Conversely, valuing others’ personal stories and passions has allowed me to be a less hasty judge of character, more likely to understand someone from multiple points of view. At Yale, there are liberal people of color who perpetuate rape culture and class-based elitism, just as there are white conservatives who have overcome difficult childhoods or struggle with mental illness. How do we weigh people’s personal acts versus their political orientations?
Just weeks ago, I watched as Hurricane Harvey pounded Houston and floodwaters rose in my home. In the midst of the storm, neighbors formed rescue squads to aid the overstretched Coast Guard, paddling through my city’s swollen streets to reach stranded residents. Afterwards, volunteers we’d never met showed up to laboriously remove our moldy drywall. In the real world, in life’s series of constant intersections with other people, we cannot always prescribe whose paths we will cross, or how. In the moment, whether they’re white evangelicals or Black Lives Matter activists, they become a welcome part of your life. You bond over this experience you share, learn about each other’s kids, appreciate each other on an individual basis.
In our four years at Yale, I hope it does not take disaster to seek out those who do not think, act or live as we do, to read the plots of their lives. I want my white friends tired of social justice movements to feel the pain of mothers who fear that their child may be shot based on the color of his skin; I’d like leftists to imagine the desperation of a white person in small-town America, watching jobs fade away alongside familiar ways of life. I hope that whenever we approach someone new, it is not with preconceived judgments based on race, gender, class or party, but with the remembrance that we only see the tip of the iceberg.
I’m not saying that we should ignore the political dimensions of our identities and relationships altogether. Sometimes, that’s impossible. At other points, forming coalitions and constantly highlighting injustice is the only way to change norms and policies. We should demand a more equal society and hold people accountable for the consequences of their beliefs.

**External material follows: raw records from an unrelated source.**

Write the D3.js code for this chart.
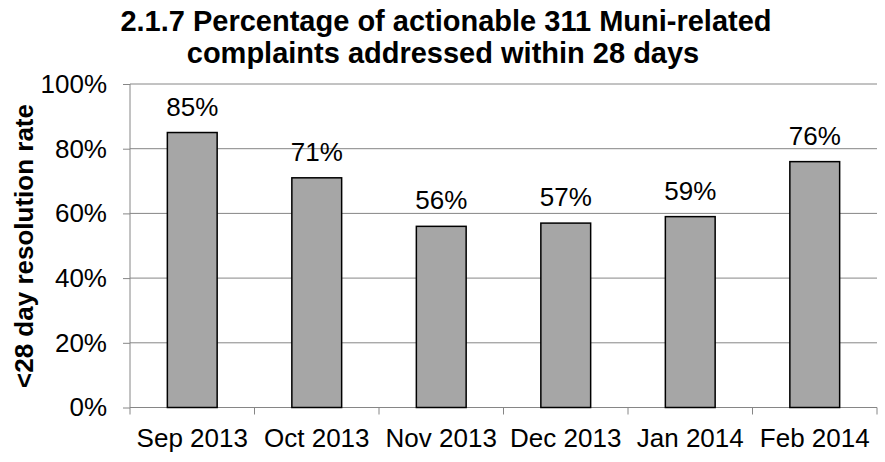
<!DOCTYPE html>
<html>
<head>
<meta charset="utf-8">
<script src="https://cdn.jsdelivr.net/npm/d3@7"></script>
<style>
  body { margin: 0; background: #fff; }
  svg { display: block; font-family: "Liberation Sans", Arial, sans-serif; }
  .grid line { stroke: #868686; stroke-width: 1; }
  .axis path, .axis line { stroke: #868686; stroke-width: 1; }
  .axis text { fill: #000; font-size: 26px; font-family: "Liberation Sans", Arial, sans-serif; }
</style>
</head>
<body>
<div id="chart-container"></div>
<script>
// Data.
const months = ["Sep 2013", "Oct 2013", "Nov 2013", "Dec 2013", "Jan 2014", "Feb 2014"];
const rates = [85, 71, 56, 57, 59, 76];
const yTicks = [0, 20, 40, 60, 80, 100];

const fWidth = 885, fHeight = 462;
const margin = { top: 84, right: 8, bottom: 54.5, left: 130 };
const width = fWidth - margin.left - margin.right,
  height = fHeight - margin.top - margin.bottom;

const svg = d3.select("#chart-container").append("svg")
  .attr("width", fWidth)
  .attr("height", fHeight);

// Title.
const title = svg.append("text")
  .attr("text-anchor", "middle")
  .attr("font-weight", "bold")
  .attr("font-size", "29px");
title.append("tspan").attr("x", 446).attr("y", 31).text("2.1.7 Percentage of actionable 311 Muni-related");
title.append("tspan").attr("x", 443).attr("y", 63).text("complaints addressed within 28 days");

const g = svg.append("g")
  .attr("transform", `translate(${ margin.left } ${ margin.top })`);

// Scales.
const xScale = d3.scaleBand()
  .domain(months)
  .range([0, width])
  .paddingInner(0.6)
  .paddingOuter(0.3);

const yScale = d3.scaleLinear()
  .domain([0, 100])
  .range([height, 0]);

// Gridlines.
g.append("g")
  .attr("class", "grid")
  .selectAll("line")
  .data(yTicks.filter(d => d > 0))
  .enter()
  .append("line")
    .attr("x1", 0)
    .attr("x2", width)
    .attr("y1", d => yScale(d))
    .attr("y2", d => yScale(d));

// Y axis.
g.append("g")
  .attr("class", "axis")
  .call(d3.axisLeft(yScale).tickValues(yTicks).tickSize(7).tickPadding(16).tickFormat(d => d + "%"))
  .call(a => a.select(".domain").attr("d", `M0,0V${ height }`));

// X axis with ticks between categories.
const xAxis = g.append("g")
  .attr("class", "axis")
  .attr("transform", `translate(0 ${ height })`)
  .call(d3.axisBottom(xScale).tickSize(0).tickPadding(21))
  .call(a => a.select(".domain").attr("d", `M0,0H${ width }`));

const step = xScale.step();
xAxis.selectAll(".sep")
  .data(d3.range(months.length + 1))
  .enter()
  .append("line")
    .attr("x1", i => i * step)
    .attr("x2", i => i * step)
    .attr("y1", 0)
    .attr("y2", 7)
    .attr("stroke", "#868686");

// Bars.
g.selectAll(".bar")
  .data(rates)
  .enter()
  .append("rect")
    .attr("class", "bar")
    .attr("x", (d, i) => xScale(months[i]))
    .attr("y", d => yScale(d))
    .attr("width", xScale.bandwidth())
    .attr("height", d => height - yScale(d))
    .attr("fill", "#a6a6a6")
    .attr("stroke", "#000")
    .attr("stroke-width", 1.5);

// Data labels.
g.selectAll(".label")
  .data(rates)
  .enter()
  .append("text")
    .attr("x", (d, i) => xScale(months[i]) + xScale.bandwidth() / 2)
    .attr("y", d => yScale(d) - 17)
    .attr("text-anchor", "middle")
    .attr("font-size", "26px")
    .text(d => d + "%");

// Y axis title.
svg.append("text")
  .attr("transform", `translate(33 246) rotate(-90)`)
  .attr("text-anchor", "middle")
  .attr("font-weight", "bold")
  .attr("font-size", "26px")
  .text("<28 day resolution rate");
</script>
</body>
</html>
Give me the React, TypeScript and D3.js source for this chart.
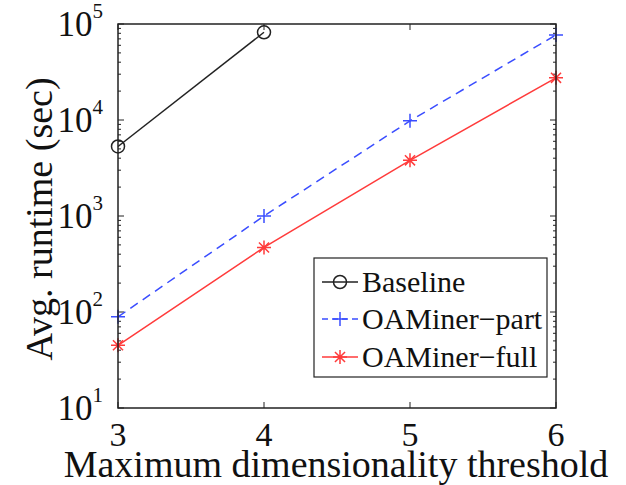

Yet, in this polarizing era, we also automatically tend to categorize interactions and rarely tend to assume best intentions. Instead, I’m asking us to challenge ourselves by entering foreign spaces, by balancing a myriad of hopes and pains from different people’s stories. I want us to remember the simple, quotidian experiences we share: falling in and out of love, getting hurt, feeling alone, craving food, seeking friendship.
This, I believe, forms the basis for truly appreciating our complicated, flawed narratives outside the frameworks established by hyper-awareness. It’s undoubtedly difficult. However, I’m asking us to risk being idealistic with the belief that sometimes the personal can be more powerful than the political. Only in this way can we all come to sit at the same table and share more than just a meal.